1. ${\displaystyle H}$ is an endomorphism kernel in ${\displaystyle G}$, i.e., ${\displaystyle H}$ is a normal subgroup of ${\displaystyle G}$ and there is a subgroup ${\displaystyle M}$ of ${\displaystyle G}$ such that ${\displaystyle G/H\cong M}$.
2. ${\displaystyle H}$ is not an endomorphism kernel in ${\displaystyle K}$.

Proof

Finite example

Take the following:

• ${\displaystyle G}$ is semidihedral group:SD16.
• ${\displaystyle K}$ is the subgroup Q8 in SD16 and is isomorphic to the quaternion group.
• ${\displaystyle H}$ is the center of semidihedral group:SD16 and is isomorphic to cyclic group:Z2.

Then:

• ${\displaystyle H}$ is an endomorphism kernel in ${\displaystyle G}$: The quotient group ${\displaystyle G/H}$ is isomorphic to dihedral group:D8, which occurs as D8 in SD16 in ${\displaystyle G}$.
• ${\displaystyle H}$ is not an endomorphism kernel in ${\displaystyle K}$: The quotient group ${\displaystyle K/H}$ is isomorphic to the Klein four-group, which is not isomorphic to any subgroup of ${\displaystyle K}$ (see subgroup structure of quaternion group).

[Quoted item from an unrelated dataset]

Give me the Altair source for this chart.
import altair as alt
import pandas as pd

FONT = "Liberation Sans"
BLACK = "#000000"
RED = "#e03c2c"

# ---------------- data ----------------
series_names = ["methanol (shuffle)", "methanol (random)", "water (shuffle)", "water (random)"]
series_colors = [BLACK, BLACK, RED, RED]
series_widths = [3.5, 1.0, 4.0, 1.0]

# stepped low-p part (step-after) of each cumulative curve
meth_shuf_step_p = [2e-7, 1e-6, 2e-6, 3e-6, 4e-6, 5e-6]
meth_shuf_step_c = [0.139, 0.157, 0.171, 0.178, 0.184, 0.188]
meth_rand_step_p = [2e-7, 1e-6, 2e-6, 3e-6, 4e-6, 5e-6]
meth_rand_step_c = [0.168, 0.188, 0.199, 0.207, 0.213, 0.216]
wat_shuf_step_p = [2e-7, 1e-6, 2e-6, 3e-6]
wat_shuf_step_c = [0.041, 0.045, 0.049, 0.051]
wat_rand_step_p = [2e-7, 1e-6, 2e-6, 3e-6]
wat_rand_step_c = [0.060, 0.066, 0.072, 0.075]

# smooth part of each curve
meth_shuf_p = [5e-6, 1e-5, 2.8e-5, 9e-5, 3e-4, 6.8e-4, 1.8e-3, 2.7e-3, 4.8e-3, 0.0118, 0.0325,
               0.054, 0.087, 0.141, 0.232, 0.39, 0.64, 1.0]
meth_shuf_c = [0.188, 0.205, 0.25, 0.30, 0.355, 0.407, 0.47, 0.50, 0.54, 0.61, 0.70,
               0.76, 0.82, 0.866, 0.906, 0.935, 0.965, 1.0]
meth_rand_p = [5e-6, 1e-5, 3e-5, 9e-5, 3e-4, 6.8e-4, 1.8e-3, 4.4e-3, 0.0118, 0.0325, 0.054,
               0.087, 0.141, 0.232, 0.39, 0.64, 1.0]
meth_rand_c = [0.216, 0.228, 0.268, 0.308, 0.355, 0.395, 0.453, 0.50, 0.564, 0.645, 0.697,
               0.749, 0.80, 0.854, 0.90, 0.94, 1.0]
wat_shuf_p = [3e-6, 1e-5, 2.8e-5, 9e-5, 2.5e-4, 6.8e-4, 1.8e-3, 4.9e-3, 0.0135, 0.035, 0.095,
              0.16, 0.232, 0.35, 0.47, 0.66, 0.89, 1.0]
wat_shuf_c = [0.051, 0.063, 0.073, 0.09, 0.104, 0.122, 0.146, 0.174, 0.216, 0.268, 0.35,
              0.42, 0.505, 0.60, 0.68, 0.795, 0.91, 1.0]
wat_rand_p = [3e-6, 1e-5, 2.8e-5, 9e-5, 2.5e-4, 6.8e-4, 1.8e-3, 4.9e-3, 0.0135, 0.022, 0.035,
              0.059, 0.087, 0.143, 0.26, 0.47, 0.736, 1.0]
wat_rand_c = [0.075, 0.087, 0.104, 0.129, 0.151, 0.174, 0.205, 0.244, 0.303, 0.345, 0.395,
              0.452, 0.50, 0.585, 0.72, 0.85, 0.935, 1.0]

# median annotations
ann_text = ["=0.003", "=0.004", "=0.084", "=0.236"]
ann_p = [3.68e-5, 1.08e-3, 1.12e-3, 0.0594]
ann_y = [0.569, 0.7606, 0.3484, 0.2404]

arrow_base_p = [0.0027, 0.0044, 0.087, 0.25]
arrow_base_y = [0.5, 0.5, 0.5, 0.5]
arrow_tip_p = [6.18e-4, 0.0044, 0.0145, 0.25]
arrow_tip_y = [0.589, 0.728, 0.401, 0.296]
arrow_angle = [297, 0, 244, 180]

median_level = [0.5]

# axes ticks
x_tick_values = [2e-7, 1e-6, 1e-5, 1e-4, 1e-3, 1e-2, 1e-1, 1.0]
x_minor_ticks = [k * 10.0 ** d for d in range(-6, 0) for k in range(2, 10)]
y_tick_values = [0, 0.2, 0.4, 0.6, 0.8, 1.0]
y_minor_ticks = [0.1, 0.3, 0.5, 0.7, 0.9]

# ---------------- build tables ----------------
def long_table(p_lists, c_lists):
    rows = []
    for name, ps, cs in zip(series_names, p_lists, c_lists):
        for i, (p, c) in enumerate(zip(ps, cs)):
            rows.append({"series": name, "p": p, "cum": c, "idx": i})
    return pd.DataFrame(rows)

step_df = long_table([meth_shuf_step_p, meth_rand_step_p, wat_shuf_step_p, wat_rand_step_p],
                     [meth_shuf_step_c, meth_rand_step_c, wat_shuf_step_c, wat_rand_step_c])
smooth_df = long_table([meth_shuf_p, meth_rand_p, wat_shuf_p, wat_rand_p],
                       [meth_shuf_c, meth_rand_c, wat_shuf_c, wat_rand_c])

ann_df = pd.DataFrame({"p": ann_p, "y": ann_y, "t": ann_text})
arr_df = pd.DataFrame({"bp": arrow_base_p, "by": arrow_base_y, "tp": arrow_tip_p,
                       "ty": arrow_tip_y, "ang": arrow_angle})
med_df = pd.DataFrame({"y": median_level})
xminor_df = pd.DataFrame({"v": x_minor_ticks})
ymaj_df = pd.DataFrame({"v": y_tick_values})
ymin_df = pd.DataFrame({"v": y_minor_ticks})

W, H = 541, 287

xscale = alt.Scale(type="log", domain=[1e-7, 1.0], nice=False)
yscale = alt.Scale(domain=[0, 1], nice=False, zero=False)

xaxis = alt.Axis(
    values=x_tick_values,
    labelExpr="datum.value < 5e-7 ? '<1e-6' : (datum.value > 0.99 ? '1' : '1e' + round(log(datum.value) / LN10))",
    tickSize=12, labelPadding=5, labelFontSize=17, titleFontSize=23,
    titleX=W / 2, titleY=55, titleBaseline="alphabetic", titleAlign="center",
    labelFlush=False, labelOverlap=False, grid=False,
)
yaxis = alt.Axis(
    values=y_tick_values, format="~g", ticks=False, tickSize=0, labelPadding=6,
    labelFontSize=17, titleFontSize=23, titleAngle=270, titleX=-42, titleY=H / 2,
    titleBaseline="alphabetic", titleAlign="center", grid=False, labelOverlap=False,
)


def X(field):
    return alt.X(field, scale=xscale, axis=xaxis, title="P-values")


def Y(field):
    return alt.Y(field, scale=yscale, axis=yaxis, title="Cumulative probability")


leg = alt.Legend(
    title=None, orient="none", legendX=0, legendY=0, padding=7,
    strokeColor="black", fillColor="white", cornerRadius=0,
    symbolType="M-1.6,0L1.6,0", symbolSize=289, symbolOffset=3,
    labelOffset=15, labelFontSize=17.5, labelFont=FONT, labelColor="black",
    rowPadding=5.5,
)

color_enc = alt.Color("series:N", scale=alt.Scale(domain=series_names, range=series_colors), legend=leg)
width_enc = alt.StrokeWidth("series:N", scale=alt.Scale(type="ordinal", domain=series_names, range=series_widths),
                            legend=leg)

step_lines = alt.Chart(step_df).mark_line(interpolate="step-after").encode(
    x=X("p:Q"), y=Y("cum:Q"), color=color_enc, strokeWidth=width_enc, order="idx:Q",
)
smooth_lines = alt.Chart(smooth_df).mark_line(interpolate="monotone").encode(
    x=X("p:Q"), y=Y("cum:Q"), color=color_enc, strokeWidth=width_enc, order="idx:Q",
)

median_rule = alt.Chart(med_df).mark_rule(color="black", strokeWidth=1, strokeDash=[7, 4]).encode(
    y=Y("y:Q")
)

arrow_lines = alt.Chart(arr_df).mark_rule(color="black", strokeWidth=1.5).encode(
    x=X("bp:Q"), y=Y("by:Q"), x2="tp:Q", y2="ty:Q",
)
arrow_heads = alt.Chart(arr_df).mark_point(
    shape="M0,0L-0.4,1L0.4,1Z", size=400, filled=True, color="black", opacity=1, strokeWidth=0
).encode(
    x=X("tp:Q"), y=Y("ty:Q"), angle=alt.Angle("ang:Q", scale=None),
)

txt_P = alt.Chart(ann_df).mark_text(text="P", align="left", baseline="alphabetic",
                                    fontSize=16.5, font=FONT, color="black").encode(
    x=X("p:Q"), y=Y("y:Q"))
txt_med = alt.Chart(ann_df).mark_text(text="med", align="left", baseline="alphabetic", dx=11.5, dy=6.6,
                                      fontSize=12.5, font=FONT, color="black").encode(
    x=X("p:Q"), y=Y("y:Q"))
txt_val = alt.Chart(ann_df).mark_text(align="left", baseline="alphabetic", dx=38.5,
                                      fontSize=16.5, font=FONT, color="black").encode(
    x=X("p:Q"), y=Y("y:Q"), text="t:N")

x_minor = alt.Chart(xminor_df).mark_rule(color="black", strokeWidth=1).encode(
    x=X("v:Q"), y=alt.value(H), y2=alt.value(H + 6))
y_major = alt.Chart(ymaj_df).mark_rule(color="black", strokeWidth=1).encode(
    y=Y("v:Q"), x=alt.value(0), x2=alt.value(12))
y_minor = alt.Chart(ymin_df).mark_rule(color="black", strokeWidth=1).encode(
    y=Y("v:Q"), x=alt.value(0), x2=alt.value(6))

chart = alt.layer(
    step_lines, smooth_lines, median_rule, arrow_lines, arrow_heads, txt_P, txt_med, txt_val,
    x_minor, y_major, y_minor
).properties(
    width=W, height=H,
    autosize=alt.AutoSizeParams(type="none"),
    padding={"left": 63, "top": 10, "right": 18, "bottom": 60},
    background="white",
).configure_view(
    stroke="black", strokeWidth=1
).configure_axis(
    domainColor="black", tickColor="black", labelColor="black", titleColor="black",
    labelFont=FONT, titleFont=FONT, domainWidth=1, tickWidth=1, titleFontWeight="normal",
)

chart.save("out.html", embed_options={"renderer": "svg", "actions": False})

Infinite example that always works

We combine the fact that normal not implies endomorphism kernel with the fact that normal iff potential endomorphism kernel (note that the roles of the letters ${\displaystyle K}$ and ${\displaystyle G}$ as used on that page are the reverse of the roles here).